Copy word for word the lines in the records below, starting at the line with "Rebuild this chart" and ending at the line with "from matplotlib.patches import Rectangle". Skip the pictures.

Dataset.
START
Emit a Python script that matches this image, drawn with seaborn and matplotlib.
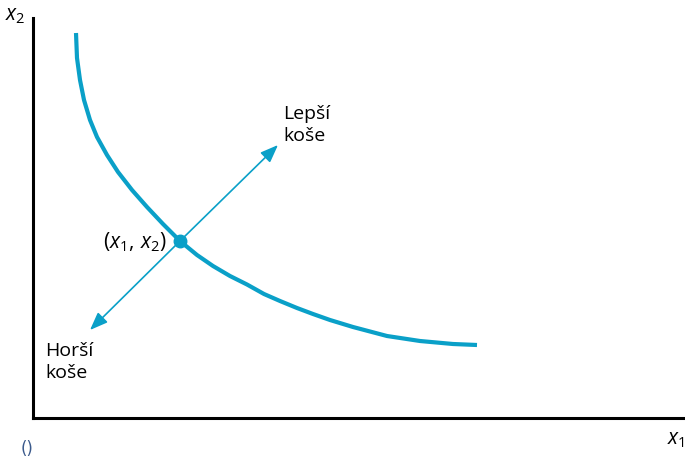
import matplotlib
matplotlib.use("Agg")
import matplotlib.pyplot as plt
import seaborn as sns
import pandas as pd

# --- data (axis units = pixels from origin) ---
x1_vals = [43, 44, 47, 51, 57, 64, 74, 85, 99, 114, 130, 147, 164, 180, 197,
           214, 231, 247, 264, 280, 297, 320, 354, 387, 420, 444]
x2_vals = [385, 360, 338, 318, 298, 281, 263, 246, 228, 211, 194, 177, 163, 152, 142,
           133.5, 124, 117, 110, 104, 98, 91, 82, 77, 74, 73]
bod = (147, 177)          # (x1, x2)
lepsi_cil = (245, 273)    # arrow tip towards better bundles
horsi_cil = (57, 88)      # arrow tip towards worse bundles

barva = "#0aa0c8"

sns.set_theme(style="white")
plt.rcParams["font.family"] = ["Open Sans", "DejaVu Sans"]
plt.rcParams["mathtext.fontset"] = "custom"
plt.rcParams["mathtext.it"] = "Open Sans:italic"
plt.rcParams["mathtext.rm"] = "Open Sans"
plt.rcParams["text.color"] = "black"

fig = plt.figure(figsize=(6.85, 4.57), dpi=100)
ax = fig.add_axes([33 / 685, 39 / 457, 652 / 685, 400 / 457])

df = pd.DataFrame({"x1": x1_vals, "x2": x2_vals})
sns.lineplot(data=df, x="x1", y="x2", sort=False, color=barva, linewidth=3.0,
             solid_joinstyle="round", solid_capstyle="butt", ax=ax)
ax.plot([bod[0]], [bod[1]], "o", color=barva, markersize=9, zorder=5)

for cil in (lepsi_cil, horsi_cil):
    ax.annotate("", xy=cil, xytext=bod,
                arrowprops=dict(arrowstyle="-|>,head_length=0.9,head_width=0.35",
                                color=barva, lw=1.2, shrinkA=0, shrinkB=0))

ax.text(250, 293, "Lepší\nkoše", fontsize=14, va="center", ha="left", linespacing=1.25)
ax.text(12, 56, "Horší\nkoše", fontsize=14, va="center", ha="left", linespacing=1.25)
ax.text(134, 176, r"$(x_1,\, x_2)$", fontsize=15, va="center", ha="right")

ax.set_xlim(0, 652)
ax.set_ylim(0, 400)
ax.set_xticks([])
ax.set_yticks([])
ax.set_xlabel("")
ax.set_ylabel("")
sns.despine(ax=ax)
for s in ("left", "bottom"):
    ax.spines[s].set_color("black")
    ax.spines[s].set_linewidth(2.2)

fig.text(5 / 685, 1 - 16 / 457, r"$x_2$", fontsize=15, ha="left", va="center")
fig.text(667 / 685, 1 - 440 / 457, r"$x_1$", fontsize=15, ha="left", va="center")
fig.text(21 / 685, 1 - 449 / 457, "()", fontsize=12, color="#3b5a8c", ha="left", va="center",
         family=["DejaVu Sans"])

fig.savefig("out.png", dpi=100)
END
START
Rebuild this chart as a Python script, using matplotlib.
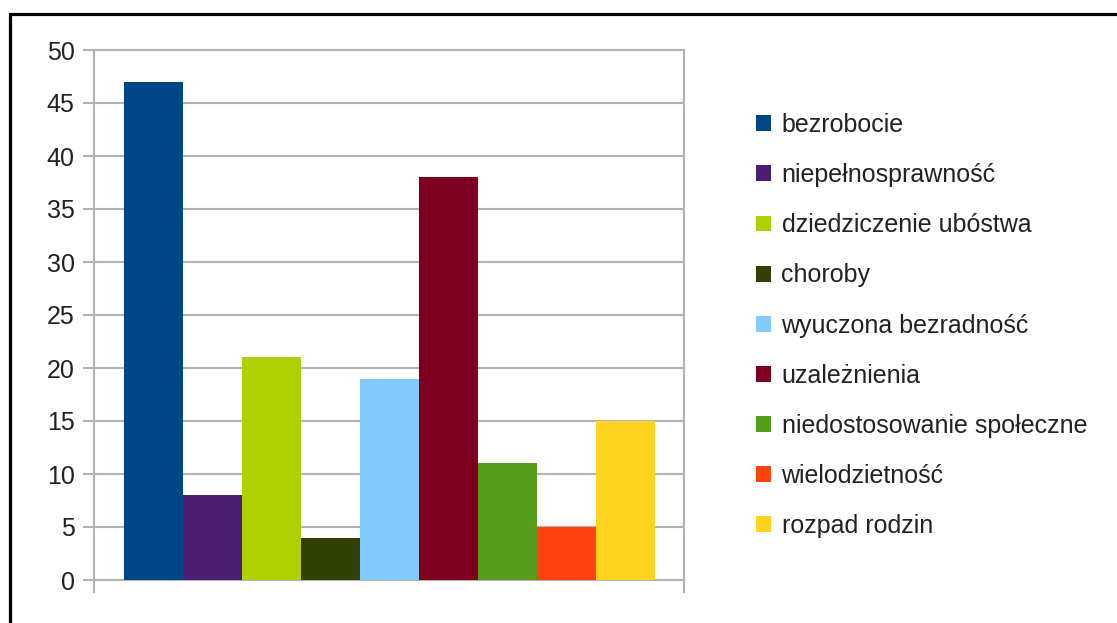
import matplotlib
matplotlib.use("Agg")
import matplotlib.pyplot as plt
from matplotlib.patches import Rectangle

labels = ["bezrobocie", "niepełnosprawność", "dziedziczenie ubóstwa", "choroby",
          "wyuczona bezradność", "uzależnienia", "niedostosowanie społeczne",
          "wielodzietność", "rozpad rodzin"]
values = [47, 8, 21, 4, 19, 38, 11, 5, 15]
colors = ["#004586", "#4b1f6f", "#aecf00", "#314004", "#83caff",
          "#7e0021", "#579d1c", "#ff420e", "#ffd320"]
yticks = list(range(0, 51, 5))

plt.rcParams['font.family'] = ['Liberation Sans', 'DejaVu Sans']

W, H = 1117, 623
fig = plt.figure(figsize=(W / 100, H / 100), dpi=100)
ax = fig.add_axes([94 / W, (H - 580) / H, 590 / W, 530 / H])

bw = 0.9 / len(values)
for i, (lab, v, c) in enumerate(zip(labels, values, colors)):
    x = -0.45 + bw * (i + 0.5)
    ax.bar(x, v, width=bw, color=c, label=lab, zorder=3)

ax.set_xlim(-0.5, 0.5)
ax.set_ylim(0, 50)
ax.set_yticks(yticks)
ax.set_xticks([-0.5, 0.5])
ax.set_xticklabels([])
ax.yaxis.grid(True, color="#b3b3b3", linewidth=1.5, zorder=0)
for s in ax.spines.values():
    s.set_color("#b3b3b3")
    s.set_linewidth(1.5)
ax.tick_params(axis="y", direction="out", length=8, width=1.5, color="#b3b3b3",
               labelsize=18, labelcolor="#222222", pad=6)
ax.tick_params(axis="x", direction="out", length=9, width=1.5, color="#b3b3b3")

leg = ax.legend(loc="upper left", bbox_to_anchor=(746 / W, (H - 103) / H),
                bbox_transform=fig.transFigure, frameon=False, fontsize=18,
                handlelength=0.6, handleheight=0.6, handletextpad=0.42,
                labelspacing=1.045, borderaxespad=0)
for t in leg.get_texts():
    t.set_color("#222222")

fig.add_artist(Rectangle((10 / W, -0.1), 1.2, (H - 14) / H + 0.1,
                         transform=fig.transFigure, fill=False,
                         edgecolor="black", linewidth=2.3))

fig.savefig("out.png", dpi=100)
END
START
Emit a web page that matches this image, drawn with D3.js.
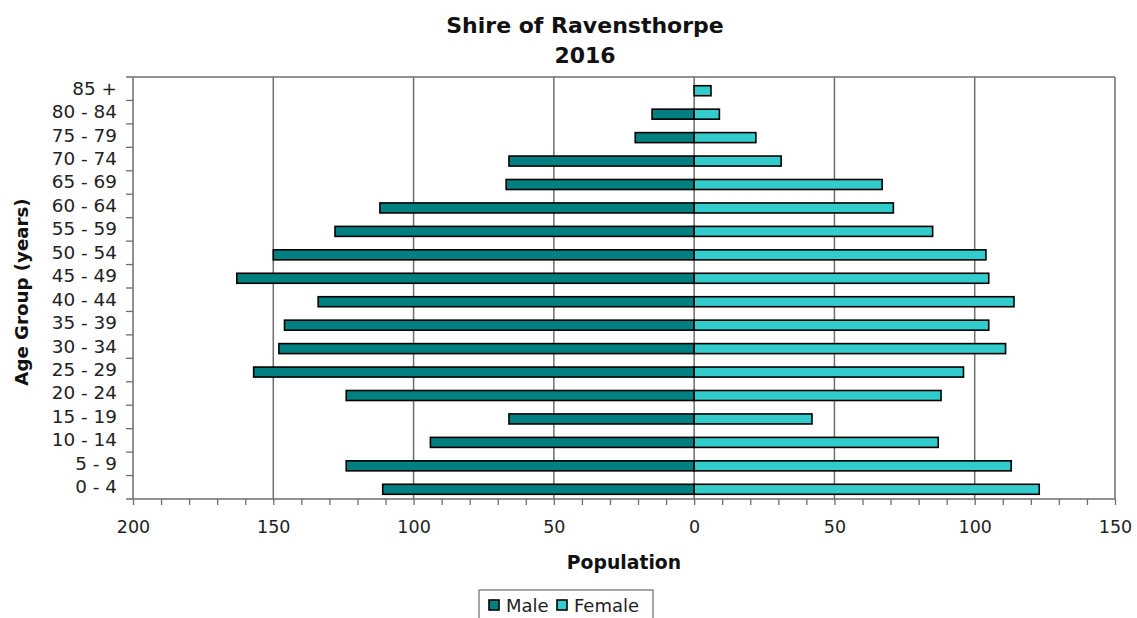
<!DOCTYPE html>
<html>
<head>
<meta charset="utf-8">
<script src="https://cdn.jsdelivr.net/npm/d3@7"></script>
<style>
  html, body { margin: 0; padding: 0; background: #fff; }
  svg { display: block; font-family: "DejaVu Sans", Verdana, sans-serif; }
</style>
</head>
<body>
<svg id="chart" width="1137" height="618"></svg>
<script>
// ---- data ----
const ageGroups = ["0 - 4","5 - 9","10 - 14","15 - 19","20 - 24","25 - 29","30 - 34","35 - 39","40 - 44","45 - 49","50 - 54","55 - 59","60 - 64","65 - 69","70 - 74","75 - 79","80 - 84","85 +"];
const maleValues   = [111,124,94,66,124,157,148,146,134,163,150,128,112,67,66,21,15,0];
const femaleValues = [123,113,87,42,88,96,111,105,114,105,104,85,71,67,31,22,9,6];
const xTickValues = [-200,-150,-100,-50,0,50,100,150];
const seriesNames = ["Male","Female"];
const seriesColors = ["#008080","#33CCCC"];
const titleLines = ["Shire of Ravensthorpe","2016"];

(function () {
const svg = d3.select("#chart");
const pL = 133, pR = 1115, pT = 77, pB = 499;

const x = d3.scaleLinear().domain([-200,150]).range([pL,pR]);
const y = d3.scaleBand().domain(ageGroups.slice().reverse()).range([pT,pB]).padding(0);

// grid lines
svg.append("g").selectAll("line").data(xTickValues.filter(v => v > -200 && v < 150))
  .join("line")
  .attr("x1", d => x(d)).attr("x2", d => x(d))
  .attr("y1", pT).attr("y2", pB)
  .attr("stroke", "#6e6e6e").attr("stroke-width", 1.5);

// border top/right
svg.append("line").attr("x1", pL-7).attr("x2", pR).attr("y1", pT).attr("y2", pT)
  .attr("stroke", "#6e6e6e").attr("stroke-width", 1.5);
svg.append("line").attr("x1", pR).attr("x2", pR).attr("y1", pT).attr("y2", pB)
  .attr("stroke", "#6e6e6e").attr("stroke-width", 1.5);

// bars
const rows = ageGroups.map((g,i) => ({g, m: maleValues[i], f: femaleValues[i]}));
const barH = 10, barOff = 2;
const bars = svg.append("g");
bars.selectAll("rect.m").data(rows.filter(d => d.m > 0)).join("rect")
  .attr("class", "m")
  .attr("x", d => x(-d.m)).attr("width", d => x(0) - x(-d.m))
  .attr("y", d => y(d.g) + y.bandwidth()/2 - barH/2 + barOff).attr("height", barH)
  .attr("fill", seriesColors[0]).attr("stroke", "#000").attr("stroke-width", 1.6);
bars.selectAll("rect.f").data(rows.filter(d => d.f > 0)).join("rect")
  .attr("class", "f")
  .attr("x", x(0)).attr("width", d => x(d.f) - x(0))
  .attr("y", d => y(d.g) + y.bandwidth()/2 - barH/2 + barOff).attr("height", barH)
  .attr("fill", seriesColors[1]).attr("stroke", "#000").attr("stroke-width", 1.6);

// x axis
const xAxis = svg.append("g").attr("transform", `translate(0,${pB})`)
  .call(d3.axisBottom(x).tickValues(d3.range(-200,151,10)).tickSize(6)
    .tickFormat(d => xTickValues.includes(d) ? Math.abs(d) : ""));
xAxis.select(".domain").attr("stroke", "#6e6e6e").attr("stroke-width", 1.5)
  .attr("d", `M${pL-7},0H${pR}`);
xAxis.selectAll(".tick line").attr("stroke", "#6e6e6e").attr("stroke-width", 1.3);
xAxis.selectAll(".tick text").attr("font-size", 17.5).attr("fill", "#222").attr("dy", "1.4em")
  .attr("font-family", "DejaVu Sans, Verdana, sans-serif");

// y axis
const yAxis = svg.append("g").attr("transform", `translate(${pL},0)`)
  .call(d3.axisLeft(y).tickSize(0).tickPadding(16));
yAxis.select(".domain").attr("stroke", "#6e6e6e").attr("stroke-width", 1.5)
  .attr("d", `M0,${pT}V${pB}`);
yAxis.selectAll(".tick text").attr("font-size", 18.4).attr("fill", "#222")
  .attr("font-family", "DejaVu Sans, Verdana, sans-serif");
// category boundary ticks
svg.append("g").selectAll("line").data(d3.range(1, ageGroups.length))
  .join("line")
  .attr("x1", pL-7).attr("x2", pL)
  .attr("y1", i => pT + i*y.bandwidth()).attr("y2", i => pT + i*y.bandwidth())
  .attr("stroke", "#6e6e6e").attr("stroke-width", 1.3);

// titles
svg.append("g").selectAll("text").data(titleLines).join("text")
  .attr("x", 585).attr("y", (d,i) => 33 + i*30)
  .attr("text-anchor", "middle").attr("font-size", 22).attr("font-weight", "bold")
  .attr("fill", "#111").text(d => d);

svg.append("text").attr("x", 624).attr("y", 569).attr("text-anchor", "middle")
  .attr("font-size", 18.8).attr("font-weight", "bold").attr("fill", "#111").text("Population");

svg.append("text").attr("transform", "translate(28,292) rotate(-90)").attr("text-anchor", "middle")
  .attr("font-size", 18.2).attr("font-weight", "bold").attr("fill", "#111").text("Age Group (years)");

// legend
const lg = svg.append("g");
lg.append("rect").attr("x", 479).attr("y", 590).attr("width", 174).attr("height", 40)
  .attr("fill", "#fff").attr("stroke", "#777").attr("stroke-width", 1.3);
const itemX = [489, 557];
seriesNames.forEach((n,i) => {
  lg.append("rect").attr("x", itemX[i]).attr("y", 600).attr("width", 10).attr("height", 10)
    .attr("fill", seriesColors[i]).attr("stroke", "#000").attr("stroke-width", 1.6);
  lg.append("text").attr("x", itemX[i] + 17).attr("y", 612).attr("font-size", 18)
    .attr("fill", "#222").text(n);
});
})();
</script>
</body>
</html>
END
Task output.
Rebuild this chart as a Python script, using matplotlib.
import matplotlib
matplotlib.use("Agg")
import matplotlib.pyplot as plt
from matplotlib.patches import Rectangle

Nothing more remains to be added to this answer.